High Times: How about punk rock?

Newman: I’ve heard the Sex Pistols, and they’re okay. But I think some of these guys in punk rock are really medium talents, and they’ve just gotten onto a good gig.

High Times: How do you keep so skinny?

Newman: I’ve been thin all my life, and when I first came to New York I lost about 10 pounds. I used to weigh 108, so actually I lost 15. I fluctuate between 90 and 95 pounds. If I have tremendous anxiety my stomach will be upset and I won’t eat. Or if I do a lot of enthusiasm drugs it will make me not eat. But I don’t do that as a habit, I mean it’s not what keeps me thin.

High Times: Any sports you’re into?

Newman: I do exercises at home, I do an hour ritual. I lift weights.
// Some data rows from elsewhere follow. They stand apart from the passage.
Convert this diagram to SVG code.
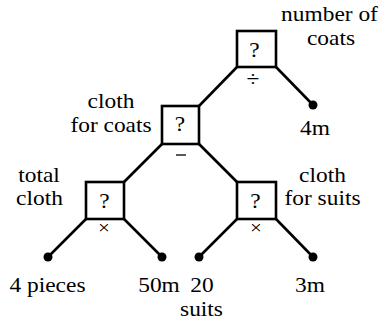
<svg xmlns="http://www.w3.org/2000/svg" width="381" height="322" viewBox="0 0 381 322">
  <style>
    .box { fill: #fff; stroke: #000; stroke-width: 2.6; }
    .edge { stroke: #000; stroke-width: 2.6; fill: none; stroke-linecap: round; }
    .dot { fill: #000; }
    .lbl { font-family: "Liberation Serif", serif; font-size: 20px; fill: #000; text-anchor: middle; }
    .op { font-size: 18px; }
  </style>

  <!-- tree edges -->
  <g id="connectors">
    <line class="edge" x1="237" y1="67" x2="199" y2="106"/>
    <line class="edge" x1="276" y1="67" x2="313" y2="105"/>
    <line class="edge" x1="162" y1="144" x2="124" y2="182"/>
    <line class="edge" x1="199" y1="144" x2="237" y2="182"/>
    <line class="edge" x1="86" y1="219" x2="48" y2="257"/>
    <line class="edge" x1="124" y1="219" x2="162" y2="257"/>
    <line class="edge" x1="237" y1="219" x2="199" y2="257"/>
    <line class="edge" x1="276" y1="219" x2="313" y2="257"/>
  </g>

  <g font-family="Liberation Serif, serif" font-size="20" text-anchor="middle">
  <!-- operation boxes -->
  <g id="coats-count">
    <rect class="box" x="237" y="31" width="39" height="36"/>
    <text class="lbl" transform="translate(254.5,57) scale(1.17,1)">?</text>
    <text class="lbl" transform="translate(253,86) scale(1.17,1)">÷</text>
    <text class="lbl" transform="translate(329.5,20.5) scale(1.17,1)">number of</text>
    <text class="lbl" transform="translate(331,45) scale(1.17,1)">coats</text>
  </g>

  <g id="coat-cloth">
    <rect class="box" x="162" y="106" width="37" height="38"/>
    <text class="lbl" transform="translate(180,131) scale(1.17,1)">?</text>
    <line x1="176" y1="155" x2="186" y2="155" stroke="#000" stroke-width="1.3"/>
    <text class="lbl" transform="translate(111,108) scale(1.17,1)">cloth</text>
    <text class="lbl" transform="translate(111,132) scale(1.17,1)">for coats</text>
  </g>

  <g id="total-cloth">
    <rect class="box" x="86" y="182" width="38" height="37"/>
    <text class="lbl" transform="translate(104.5,208) scale(1.17,1)">?</text>
    <text class="lbl op" transform="translate(104,234) scale(1.17,1)">×</text>
    <text class="lbl" transform="translate(39,181.5) scale(1.17,1)">total</text>
    <text class="lbl" transform="translate(39.5,205) scale(1.17,1)">cloth</text>
  </g>

  <g id="suit-cloth">
    <rect class="box" x="237" y="182" width="39" height="37"/>
    <text class="lbl" transform="translate(255.5,208) scale(1.17,1)">?</text>
    <text class="lbl op" transform="translate(256,234) scale(1.17,1)">×</text>
    <text class="lbl" transform="translate(322.5,182) scale(1.17,1)">cloth</text>
    <text class="lbl" transform="translate(322.5,205) scale(1.17,1)">for suits</text>
  </g>

  <!-- known quantities -->
  <g id="coat-length">
    <circle class="dot" cx="313" cy="105" r="4.5"/>
    <text class="lbl" transform="translate(315,135) scale(1.17,1)">4m</text>
  </g>

  <g id="pieces">
    <circle class="dot" cx="48" cy="257" r="4.5"/>
    <text class="lbl" transform="translate(47.5,291.5) scale(1.17,1)">4 pieces</text>
  </g>

  <g id="piece-length">
    <circle class="dot" cx="162" cy="257" r="4.5"/>
    <text class="lbl" transform="translate(159,291.5) scale(1.17,1)">50m</text>
  </g>

  <g id="suits">
    <circle class="dot" cx="199" cy="257" r="4.5"/>
    <text class="lbl" transform="translate(202,291.5) scale(1.17,1)">20</text>
    <text class="lbl" transform="translate(201.5,316) scale(1.17,1)">suits</text>
  </g>

  <g id="suit-length">
    <circle class="dot" cx="313" cy="257" r="4.5"/>
    <text class="lbl" transform="translate(310,291.5) scale(1.17,1)">3m</text>
  </g>
  </g>
</svg>
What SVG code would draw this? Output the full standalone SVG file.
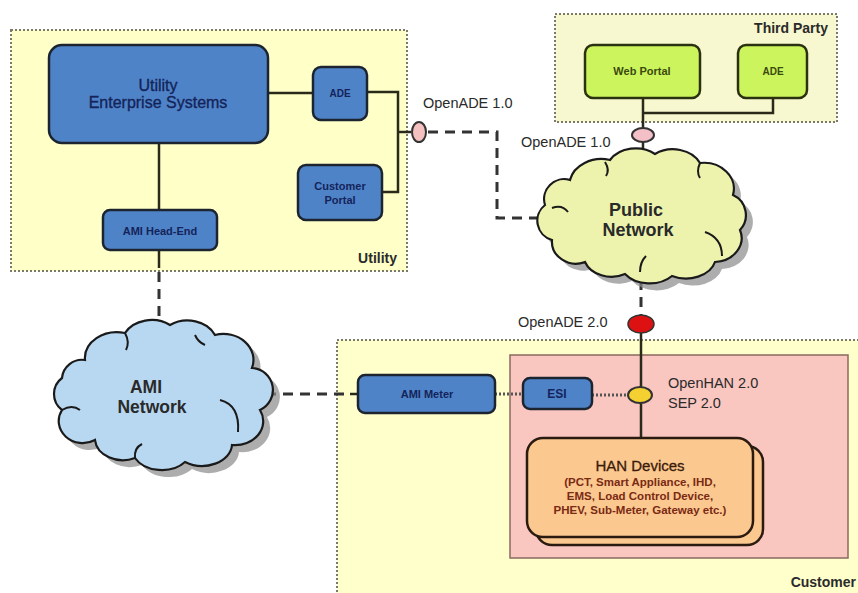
<svg xmlns="http://www.w3.org/2000/svg" width="858" height="593" viewBox="0 0 858 593">
<style>
.area{stroke:#7a7a6a;stroke-width:2;stroke-dasharray:2,2}
.blue{fill:#4f83c8;stroke:#1c2430;stroke-width:2.5}
.green{fill:#ccf45c;stroke:#2a3010;stroke-width:2.5}
.bt{font-family:"Liberation Sans",Arial,sans-serif;font-weight:bold;font-size:11px;fill:#14245a;text-anchor:middle;dominant-baseline:central}
.gt{font-family:"Liberation Sans",Arial,sans-serif;font-weight:bold;font-size:11px;fill:#3a4a10;text-anchor:middle;dominant-baseline:central}
.lbl{font-family:"Liberation Sans",Arial,sans-serif;font-size:14.5px;fill:#2a2a2a;dominant-baseline:central}
.area-t{font-family:"Liberation Sans",Arial,sans-serif;font-weight:bold;font-size:14px;fill:#2a2a2a;text-anchor:end;dominant-baseline:central}
.cloud-t{font-family:"Liberation Sans",Arial,sans-serif;font-weight:bold;font-size:18px;fill:#2a2a2a;text-anchor:middle;dominant-baseline:central}
.solid{fill:none;stroke:#2a2a1a;stroke-width:2.5}
.dash{fill:none;stroke:#333;stroke-width:3;stroke-dasharray:10,7}
.dot{fill:none;stroke:#555;stroke-width:3;stroke-dasharray:2,2}
.curl{fill:none;stroke:#1a1a1a;stroke-width:2}
</style>
<rect width="858" height="593" fill="#ffffff"/>

<g id="utility-area">
<rect class="area" x="11" y="30" width="396" height="241" fill="#ffffc8"/>
<text class="area-t" x="397" y="258">Utility</text>
</g>
<g id="third-party-area">
<rect class="area" x="555" y="14" width="282" height="108" fill="#f8f8d0"/>
<text class="area-t" x="828" y="28">Third Party</text>
</g>
<g id="customer-area">
<rect class="area" x="337" y="340" width="530" height="262" fill="#ffffcc"/>
<text class="area-t" x="856" y="582">Customer</text>
</g>
<g id="han-area">
<rect x="510" y="355" width="338" height="203" fill="#f9c6c0" stroke="#8a6a60" stroke-width="1.5"/>
</g>

<g id="connectors">
<path class="solid" d="M268,93 H313"/>
<path class="solid" d="M367,92 H398 V192 H382"/>
<path class="solid" d="M398,132 H411"/>
<path class="solid" d="M159,143 V210"/>
<path class="solid" d="M159,250 V268"/>
<path class="dash" d="M159,272 V326"/>
<path class="dash" d="M428,132 H497 V218 H542"/>
<path class="solid" d="M643,98 V128"/>
<path class="solid" d="M773,98 V113 H643"/>
<path class="solid" d="M643,142 V155"/>
<path class="dash" d="M641,280 V315"/>
<path class="solid" d="M641,333 V438"/>
<path class="dash" d="M266,394 H350"/>
<path class="solid" d="M350,394 H358"/>
<path class="dot" d="M495,394 H523"/>
<path class="dot" d="M592,395 H628"/>
</g>

<g id="ues">
<rect class="blue" x="49" y="45" width="219" height="98" rx="13"/>
<text class="bt" style="font-weight:normal;font-size:16px;stroke:#14245a;stroke-width:0.35" x="158" y="85">Utility</text>
<text class="bt" style="font-weight:normal;font-size:16px;stroke:#14245a;stroke-width:0.35" x="158" y="102">Enterprise Systems</text>
</g>
<g id="ade-utility">
<rect class="blue" x="313" y="67" width="54" height="53" rx="8"/>
<text class="bt" style="font-size:10px" x="340" y="93">ADE</text>
</g>
<g id="customer-portal">
<rect class="blue" x="298" y="165" width="84" height="55" rx="8"/>
<text class="bt" x="340" y="186">Customer</text>
<text class="bt" x="340" y="200">Portal</text>
</g>
<g id="ami-head-end">
<rect class="blue" x="103" y="210" width="114" height="40" rx="7"/>
<text class="bt" x="160" y="231">AMI Head-End</text>
</g>

<g id="web-portal">
<rect class="green" x="585" y="45" width="115" height="53" rx="8"/>
<text class="gt" x="642" y="71">Web Portal</text>
</g>
<g id="ade-third">
<rect class="green" x="738" y="45" width="69" height="53" rx="8"/>
<text class="gt" style="font-size:10px" x="773" y="71">ADE</text>
</g>

<g id="openade1-utility">
<ellipse cx="419" cy="132" rx="7" ry="10" fill="#f4c0c0" stroke="#333" stroke-width="2"/>
<text class="lbl" x="423" y="103">OpenADE 1.0</text>
</g>
<g id="openade1-third">
<ellipse cx="643" cy="135" rx="11" ry="7" fill="#f4c0c8" stroke="#333" stroke-width="2"/>
<text class="lbl" x="521" y="142">OpenADE 1.0</text>
</g>

<g id="public-network">
<path transform="translate(7,7)" fill="#8a8a8a" opacity="0.7" d="M570,180 A32,26 0 0 1 610,160 A30,24 0 0 1 655,154 A30,24 0 0 1 700,163 A30,26 0 0 1 733,195 A22,22 0 0 1 740,230 A28,24 0 0 1 715,262 A30,22 0 0 1 672,276 A30,22 0 0 1 625,274 A28,22 0 0 1 585,262 A24,22 0 0 1 552,240 A20,20 0 0 1 545,205 A20,20 0 0 1 570,180 Z"/>
<path fill="#edf3ad" stroke="#1a1a1a" stroke-width="2.2" d="M570,180 A32,26 0 0 1 610,160 A30,24 0 0 1 655,154 A30,24 0 0 1 700,163 A30,26 0 0 1 733,195 A22,22 0 0 1 740,230 A28,24 0 0 1 715,262 A30,22 0 0 1 672,276 A30,22 0 0 1 625,274 A28,22 0 0 1 585,262 A24,22 0 0 1 552,240 A20,20 0 0 1 545,205 A20,20 0 0 1 570,180 Z"/>
<path class="curl" d="M552,208 Q562,204 568,212"/>
<path class="curl" d="M605,162 Q610,170 606,176"/>
<path class="curl" d="M700,163 Q696,172 700,178"/>
<path class="curl" d="M705,232 Q722,238 722,256"/>
<path class="curl" d="M640,272 Q640,262 646,256"/>
<text class="cloud-t" x="636" y="210">Public</text>
<text class="cloud-t" x="638" y="230">Network</text>
</g>

<g id="ami-network">
<path transform="translate(7,7)" fill="#8a8a8a" opacity="0.7" d="M85,360 A32,26 0 0 1 125,333 A30,24 0 0 1 170,325 A30,24 0 0 1 215,335 A30,26 0 0 1 252,368 A22,22 0 0 1 260,410 A28,24 0 0 1 232,445 A30,22 0 0 1 185,462 A30,22 0 0 1 135,458 A28,22 0 0 1 95,440 A24,22 0 0 1 62,410 A20,20 0 0 1 62,378 A20,20 0 0 1 85,360 Z"/>
<path fill="#b8d8f2" stroke="#1a1a1a" stroke-width="2.2" d="M85,360 A32,26 0 0 1 125,333 A30,24 0 0 1 170,325 A30,24 0 0 1 215,335 A30,26 0 0 1 252,368 A22,22 0 0 1 260,410 A28,24 0 0 1 232,445 A30,22 0 0 1 185,462 A30,22 0 0 1 135,458 A28,22 0 0 1 95,440 A24,22 0 0 1 62,410 A20,20 0 0 1 62,378 A20,20 0 0 1 85,360 Z"/>
<path class="curl" d="M62,410 Q72,404 80,410"/>
<path class="curl" d="M125,333 Q130,342 126,350"/>
<path class="curl" d="M195,335 Q198,342 205,345"/>
<path class="curl" d="M220,400 Q240,405 238,432"/>
<path class="curl" d="M135,458 Q134,448 142,444"/>
<text class="cloud-t" style="font-size:17.5px" x="146" y="387">AMI</text>
<text class="cloud-t" style="font-size:17.5px" x="152" y="407">Network</text>
</g>

<g id="openade2">
<ellipse cx="641" cy="324" rx="13" ry="9" fill="#dd1111" stroke="#333" stroke-width="1.5"/>
<text class="lbl" x="518" y="322">OpenADE 2.0</text>
</g>

<g id="ami-meter">
<rect class="blue" x="358" y="375" width="137" height="38" rx="7"/>
<text class="bt" x="427" y="394">AMI Meter</text>
</g>
<g id="esi">
<rect class="blue" x="523" y="378" width="69" height="31" rx="7"/>
<text class="bt" style="font-size:12px" x="557" y="394">ESI</text>
</g>

<g id="openhan">
<ellipse cx="640" cy="395" rx="12" ry="8" fill="#f4d030" stroke="#333" stroke-width="2"/>
<text class="lbl" x="668" y="383">OpenHAN 2.0</text>
<text class="lbl" x="668" y="403">SEP 2.0</text>
</g>

<g id="han-devices">
<rect x="536" y="446" width="227" height="99" rx="16" fill="#fbc88f" stroke="#2a1a10" stroke-width="2.5"/>
<rect x="527" y="438" width="226" height="99" rx="16" fill="#fbc88f" stroke="#2a1a10" stroke-width="2.5"/>
<text class="bt" style="font-weight:normal;font-size:15px;fill:#3a1a0a;stroke:#3a1a0a;stroke-width:0.3" x="640" y="465">HAN Devices</text>
<text class="bt" style="font-size:11.5px;fill:#7a2a14" x="640" y="482">(PCT, Smart Appliance, IHD,</text>
<text class="bt" style="font-size:11.5px;fill:#7a2a14" x="640" y="496">EMS, Load Control Device,</text>
<text class="bt" style="font-size:11.5px;fill:#7a2a14" x="640" y="510">PHEV, Sub-Meter, Gateway  etc.)</text>
</g>
</svg>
High Times: You lift weights? How much do you press?

Newman: Three pounds on each baby! I’m in very good shape. It was always a matter of macho because I was always short and always thin, so people assumed that I was sickly and weak. But while everyone else in the commune was humping, I was pumping.

High Times: If you were stuck on a desert island, who and what would you want to be stuck with?

Newman: My record player and all my records, enough contact-lens cleaner to last me my entire life and either Andrew Gold or Clint Eastwood.

High Times: Have you mentioned this to Clint? You could lift weights together.

Newman: No, I haven’t, but that’s a good idea.

High Times: Have you ever traveled to any interesting places?

Newman: I love all the places I’ve been to except Philadelphia. As W.C. Fields said, “On the whole I’d rather be…”

High Times: How do you want to go when you die?

Newman: I’d like to die in my sleep. I hate pain…

High Times: Do you have any religious beliefs?

Newman: Yeah, but they’re so ambiguous. I’m basically superstitious more than anything else. I’m telling you, every dandelion, every eyelash that comes out, every turkey wishbone, I’m there.

And I have immediate karma; if I do something bad I am immediately repaid. And my bad karma dividends come back at me at the worst times in my life. Something bad happens to me, like during the Emmy nominations. Gilda and Jane were nominated and I wasn’t, which was devastating, and the next day I got shit on my head by a bird.